» **TASK OBJECTIVE**
Exactly the lines from the start of the data through the line containing "plt.rcParams['font.family'] = ['Liberation" should be output, with both ends kept and nothing added.

» **STORED DATA**

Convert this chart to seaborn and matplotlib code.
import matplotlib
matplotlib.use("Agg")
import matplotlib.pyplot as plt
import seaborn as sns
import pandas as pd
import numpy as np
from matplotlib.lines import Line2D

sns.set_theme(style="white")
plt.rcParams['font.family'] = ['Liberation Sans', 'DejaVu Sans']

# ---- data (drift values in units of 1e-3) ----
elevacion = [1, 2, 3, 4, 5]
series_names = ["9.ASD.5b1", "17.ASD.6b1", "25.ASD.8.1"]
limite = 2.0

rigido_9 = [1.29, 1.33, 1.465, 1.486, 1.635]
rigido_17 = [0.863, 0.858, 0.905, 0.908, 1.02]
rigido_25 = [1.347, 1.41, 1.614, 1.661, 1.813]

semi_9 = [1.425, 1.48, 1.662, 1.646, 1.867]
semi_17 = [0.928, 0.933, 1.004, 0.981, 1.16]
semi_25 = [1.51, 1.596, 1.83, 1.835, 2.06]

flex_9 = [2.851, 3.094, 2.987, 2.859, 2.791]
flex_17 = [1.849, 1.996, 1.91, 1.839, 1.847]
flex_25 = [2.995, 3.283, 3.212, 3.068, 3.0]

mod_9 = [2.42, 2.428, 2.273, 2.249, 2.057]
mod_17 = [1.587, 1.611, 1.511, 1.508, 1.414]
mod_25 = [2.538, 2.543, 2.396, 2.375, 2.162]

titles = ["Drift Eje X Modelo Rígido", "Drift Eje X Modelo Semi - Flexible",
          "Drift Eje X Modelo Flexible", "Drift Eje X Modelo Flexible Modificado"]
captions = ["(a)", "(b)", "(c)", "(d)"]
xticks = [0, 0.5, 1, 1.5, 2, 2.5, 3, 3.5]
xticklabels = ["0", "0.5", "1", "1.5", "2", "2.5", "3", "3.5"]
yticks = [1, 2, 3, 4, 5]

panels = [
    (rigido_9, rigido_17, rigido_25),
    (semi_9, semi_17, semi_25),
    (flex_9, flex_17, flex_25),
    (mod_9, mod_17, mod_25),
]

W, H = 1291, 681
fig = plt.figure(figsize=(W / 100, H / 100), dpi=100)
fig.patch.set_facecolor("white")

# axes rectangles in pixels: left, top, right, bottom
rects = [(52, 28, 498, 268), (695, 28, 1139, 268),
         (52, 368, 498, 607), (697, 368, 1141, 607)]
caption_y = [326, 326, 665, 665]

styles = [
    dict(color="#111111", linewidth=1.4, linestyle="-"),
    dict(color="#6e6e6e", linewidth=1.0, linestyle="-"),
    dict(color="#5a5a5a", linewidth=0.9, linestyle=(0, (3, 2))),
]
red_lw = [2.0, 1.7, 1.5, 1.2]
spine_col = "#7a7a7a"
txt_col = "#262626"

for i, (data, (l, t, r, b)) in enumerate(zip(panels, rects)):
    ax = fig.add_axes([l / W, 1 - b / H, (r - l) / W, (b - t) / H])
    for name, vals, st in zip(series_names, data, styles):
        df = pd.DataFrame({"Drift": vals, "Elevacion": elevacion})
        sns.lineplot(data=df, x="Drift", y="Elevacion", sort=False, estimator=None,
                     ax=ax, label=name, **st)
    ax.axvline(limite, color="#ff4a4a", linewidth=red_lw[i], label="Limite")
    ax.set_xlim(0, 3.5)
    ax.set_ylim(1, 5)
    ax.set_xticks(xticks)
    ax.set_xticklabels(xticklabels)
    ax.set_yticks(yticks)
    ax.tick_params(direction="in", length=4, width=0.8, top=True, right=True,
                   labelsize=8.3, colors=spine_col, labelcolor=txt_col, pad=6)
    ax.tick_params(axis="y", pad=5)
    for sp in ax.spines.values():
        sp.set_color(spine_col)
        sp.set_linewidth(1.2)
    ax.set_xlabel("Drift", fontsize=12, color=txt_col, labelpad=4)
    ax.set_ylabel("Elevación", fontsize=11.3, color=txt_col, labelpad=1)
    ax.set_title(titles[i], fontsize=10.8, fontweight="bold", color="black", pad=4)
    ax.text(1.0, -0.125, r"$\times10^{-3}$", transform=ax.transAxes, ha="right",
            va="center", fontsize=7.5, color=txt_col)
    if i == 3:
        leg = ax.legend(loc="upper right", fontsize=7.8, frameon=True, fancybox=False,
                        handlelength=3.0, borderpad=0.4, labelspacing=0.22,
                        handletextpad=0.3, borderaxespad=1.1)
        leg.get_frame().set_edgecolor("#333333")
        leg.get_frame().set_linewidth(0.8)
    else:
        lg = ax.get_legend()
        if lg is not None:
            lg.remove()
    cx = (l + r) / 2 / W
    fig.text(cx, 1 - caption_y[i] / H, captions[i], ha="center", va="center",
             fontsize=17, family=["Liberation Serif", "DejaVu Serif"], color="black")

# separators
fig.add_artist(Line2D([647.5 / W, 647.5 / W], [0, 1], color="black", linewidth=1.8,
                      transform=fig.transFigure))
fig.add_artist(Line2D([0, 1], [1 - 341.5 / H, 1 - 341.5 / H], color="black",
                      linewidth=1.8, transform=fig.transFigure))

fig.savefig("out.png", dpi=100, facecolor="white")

» **WORKED SOLUTION**
Convert this chart to seaborn and matplotlib code.
import matplotlib
matplotlib.use("Agg")
import matplotlib.pyplot as plt
import seaborn as sns
import pandas as pd
import numpy as np
from matplotlib.lines import Line2D

sns.set_theme(style="white")
plt.rcParams['font.family'] = ['Liberation Sans', 'DejaVu Sans']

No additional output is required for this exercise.